━━ SUPPLIED INFORMATION ━━

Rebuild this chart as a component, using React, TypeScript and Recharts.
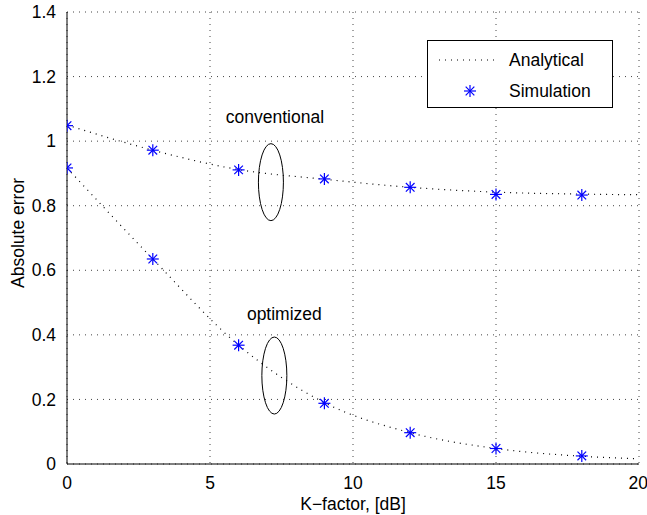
import {
  ComposedChart,
  Line,
  Scatter,
  XAxis,
  YAxis,
  CartesianGrid,
  ReferenceDot,
} from "recharts";

// K-factor grid (dB)
const kSim = [0, 3, 6, 9, 12, 15, 18];
const kAnalytic = [0, 3, 6, 9, 12, 15, 18, 20];

// conventional
const convAnalytic = [1.05, 0.972, 0.912, 0.882, 0.857, 0.842, 0.836, 0.834];
const convSim = [1.048, 0.972, 0.911, 0.883, 0.857, 0.835, 0.833];

// optimized
const optAnalytic = [0.917, 0.635, 0.368, 0.19, 0.097, 0.048, 0.024, 0.016];
const optSim = [0.917, 0.635, 0.368, 0.188, 0.097, 0.048, 0.025];

const xTicks = [0, 5, 10, 15, 20];
const yTicks = [0, 0.2, 0.4, 0.6, 0.8, 1, 1.2, 1.4];

const FONT = "'Liberation Sans', Arial, Helvetica, sans-serif";
const FS = 17.5;
const BLUE = "#0000ff";

const toRows = (ks: number[], vs: number[]) => ks.map((k, i) => ({ k, v: vs[i] }));

const convLine = toRows(kAnalytic, convAnalytic);
const optLine = toRows(kAnalytic, optAnalytic);
const convPts = toRows(kSim, convSim);
const optPts = toRows(kSim, optSim);

function Star(props: any) {
  const { cx, cy } = props;
  if (cx == null || cy == null) return null;
  const r = 6;
  const d = r * 0.72;
  return (
    <g stroke={BLUE} strokeWidth={1.2}>
      <line x1={cx - r} y1={cy} x2={cx + r} y2={cy} />
      <line x1={cx} y1={cy - r} x2={cx} y2={cy + r} />
      <line x1={cx - d} y1={cy - d} x2={cx + d} y2={cy + d} />
      <line x1={cx - d} y1={cy + d} x2={cx + d} y2={cy - d} />
    </g>
  );
}

function Ellipse(props: any) {
  return <ellipse cx={props.cx} cy={props.cy} rx={12.5} ry={38.5} fill="none" stroke="#000" strokeWidth={1} />;
}

const note = (txt: string) => (props: any) =>
  (
    <text x={props.cx} y={props.cy} textAnchor="middle" dominantBaseline="central" fontFamily={FONT} fontSize={FS} fill="#000">
      {txt}
    </text>
  );

function LegendBox() {
  return (
    <div
      style={{
        position: "absolute",
        left: 427,
        top: 40,
        width: 186,
        height: 68,
        border: "1px solid #000",
        background: "#fff",
        boxSizing: "border-box",
      }}
    >
      <svg width={186} height={68} style={{ position: "absolute", left: -1, top: -1 }}>
        <line x1={12} y1={20} x2={70} y2={20} stroke="#000" strokeDasharray="1 5" strokeWidth={1.2} />
        <Star cx={43} cy={51} />
        <text x={82} y={20} dominantBaseline="central" fontFamily={FONT} fontSize={FS}>
          Analytical
        </text>
        <text x={82} y={51} dominantBaseline="central" fontFamily={FONT} fontSize={FS}>
          Simulation
        </text>
      </svg>
    </div>
  );
}

export default function App() {
  return (
    <div style={{ position: "absolute", left: 0, top: 0, width: 647, height: 515, background: "#fff" }}>
      <ComposedChart
        width={647}
        height={515}
        margin={{ top: 12, right: 8, bottom: 21, left: 10 }}
        style={{ fontFamily: FONT }}
      >
        <CartesianGrid stroke="#444" strokeDasharray="1 5" />
        <XAxis
          dataKey="k"
          type="number"
          domain={[0, 20]}
          ticks={xTicks}
          allowDataOverflow
          height={30}
          tickLine={false}
          tickMargin={7}
          stroke="#000"
          tick={{ fill: "#000", fontSize: FS, fontFamily: FONT }}
          label={{
            content: () => (
              <text x={353} y={504} textAnchor="middle" dominantBaseline="central" fontFamily={FONT} fontSize={FS} fill="#000">
                K−factor, [dB]
              </text>
            ),
          }}
        />
        <XAxis xAxisId="top" orientation="top" type="number" domain={[0, 20]} height={0} tick={false} tickLine={false} stroke="#000" />
        <YAxis
          type="number"
          domain={[0, 1.4]}
          ticks={yTicks}
          width={57}
          tickLine={false}
          tickMargin={5}
          stroke="#000"
          tick={{ fill: "#000", fontSize: FS, fontFamily: FONT }}
          label={{
            content: () => (
              <text
                x={18}
                y={233}
                transform="rotate(-90 18 233)"
                textAnchor="middle"
                dominantBaseline="central"
                fontFamily={FONT}
                fontSize={FS}
                fill="#000"
              >
                Absolute error
              </text>
            ),
          }}
        />
        <YAxis yAxisId="right" orientation="right" type="number" domain={[0, 1.4]} width={0} tick={false} tickLine={false} stroke="#000" />

        <Line data={convLine} dataKey="v" name="Analytical" type="monotone" stroke="#000" strokeWidth={1.2} strokeDasharray="1 5" dot={false} isAnimationActive={false} />
        <Line data={optLine} dataKey="v" name="Analytical " type="monotone" stroke="#000" strokeWidth={1.2} strokeDasharray="1 5" dot={false} isAnimationActive={false} />
        <Scatter data={convPts} dataKey="v" name="Simulation" shape={<Star />} isAnimationActive={false} />
        <Scatter data={optPts} dataKey="v" name="Simulation " shape={<Star />} isAnimationActive={false} />

        <ReferenceDot x={7.13} y={0.873} shape={<Ellipse />} />
        <ReferenceDot x={7.25} y={0.274} shape={<Ellipse />} />
        <ReferenceDot x={7.27} y={1.075} shape={note("conventional")} />
        <ReferenceDot x={7.6} y={0.465} shape={note("optimized")} />
      </ComposedChart>
      <LegendBox />
    </div>
  );
}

━━━

→ WRITTEN EXERCISE
Give again, exactly, the lines from the start of the data through the one holding "const toRows = (ks: number[], vs: number[])"; omit the pictures.

→ TASK OUTPUT
Rebuild this chart as a component, using React, TypeScript and Recharts.
import {
  ComposedChart,
  Line,
  Scatter,
  XAxis,
  YAxis,
  CartesianGrid,
  ReferenceDot,
} from "recharts";

// K-factor grid (dB)
const kSim = [0, 3, 6, 9, 12, 15, 18];
const kAnalytic = [0, 3, 6, 9, 12, 15, 18, 20];

// conventional
const convAnalytic = [1.05, 0.972, 0.912, 0.882, 0.857, 0.842, 0.836, 0.834];
const convSim = [1.048, 0.972, 0.911, 0.883, 0.857, 0.835, 0.833];

// optimized
const optAnalytic = [0.917, 0.635, 0.368, 0.19, 0.097, 0.048, 0.024, 0.016];
const optSim = [0.917, 0.635, 0.368, 0.188, 0.097, 0.048, 0.025];

const xTicks = [0, 5, 10, 15, 20];
const yTicks = [0, 0.2, 0.4, 0.6, 0.8, 1, 1.2, 1.4];

const FONT = "'Liberation Sans', Arial, Helvetica, sans-serif";
const FS = 17.5;
const BLUE = "#0000ff";

const toRows = (ks: number[], vs: number[]) => ks.map((k, i) => ({ k, v: vs[i] }));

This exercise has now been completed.